Yudof joins panel to develop, oversee national college placement tests

by Sam Kean

University President Mark Yudof’s influence will soon be felt by students across the country.
Yudof was named to the board of trustees at the Education Testing Service, the organization responsible for developing the Scholastic Aptitude Test and Graduate Record Examination.
The New Jersey-based ETS is the world’s largest testing service. In addition to tests such as the SAT and GRE, the service develops Advanced Placement tests. It also researches the effectiveness of its tests by assessing student progress and predicting students’ future academic successes.
As a board member Yudof will help set the strategic direction and monitor the mission for ETS, said Kurt Landgraf, president and CEO of ETS.
“(Yudof’s) knowledge of higher education as a major university president is very important to us, especially his experience and leadership in a research university like the University of Minnesota,” Landgraf said.
He added that Yudof’s long-standing interest in K-12 public education and knowledge of that education system is an important addition to the board.
ETS has traditionally been involved in providing assessments such as the SAT and PSAT to students entering college. The company is expanding into assessing the academic progress of K-12 students.

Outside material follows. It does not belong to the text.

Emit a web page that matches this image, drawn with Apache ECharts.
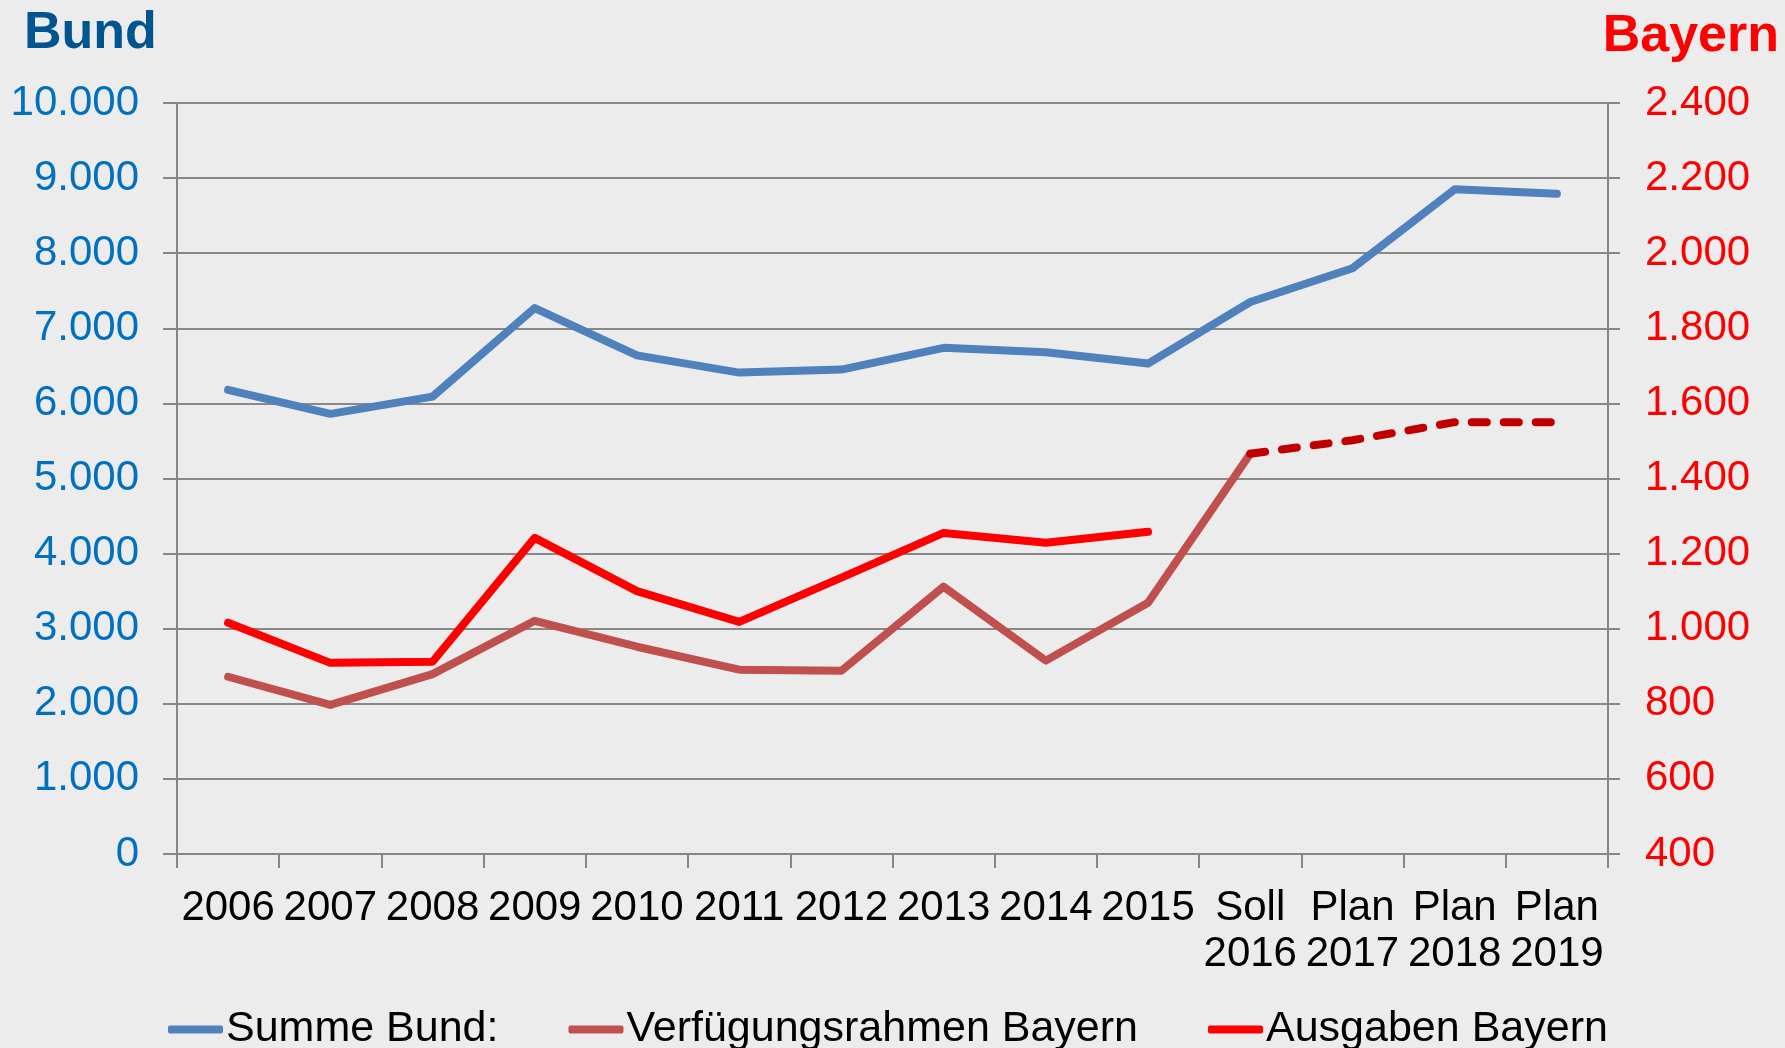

Another reason ETS selected Yudof, Landgraf said, was his research in legal issues of education and his interest in providing all students equal access to quality education, regardless of their race or socio-economic status.
Yudof said joining ETS was attractive because the organization is “rethinking their mission,” in terms of ensuring tests measure progress of K-12 and college students fairly. Critics have attacked standardized tests, saying the tests have biases.
Yudof has some prior experience with standardized tests, including a textbook he wrote on education policy. The appointment is an extension of his interest.
Another motivation for Yudof to join the testing service was the opportunity to examine University admissions policies — specifically whether the University is over-reliant or under-reliant on student test scores.
Test scores are a “moderately good predictor” of student success, he said, but he stressed leadership and diversity should be taken into account in college admissions as well.
Having Yudof on the board at ETS will benefit both the University and ETS, said Wayne Sigler, director of admissions.
“It’s great to have a person of President Yudof’s stature representing us and being able to represent the interest of higher educational organizations like the University of Minnesota,” Sigler said.
He added that Yudof can offer advice and guidance to ETS from his past experiences as a law school professor and dean.
Yudof will serve for six years on the 17-member board, according to ETS. He replaces Harold Shapiro, president of Princeton University.
“I think it’s a major win-win. ETS wins, and I think Minnesota wins,” Sigler said. “I think they’re lucky to get him.”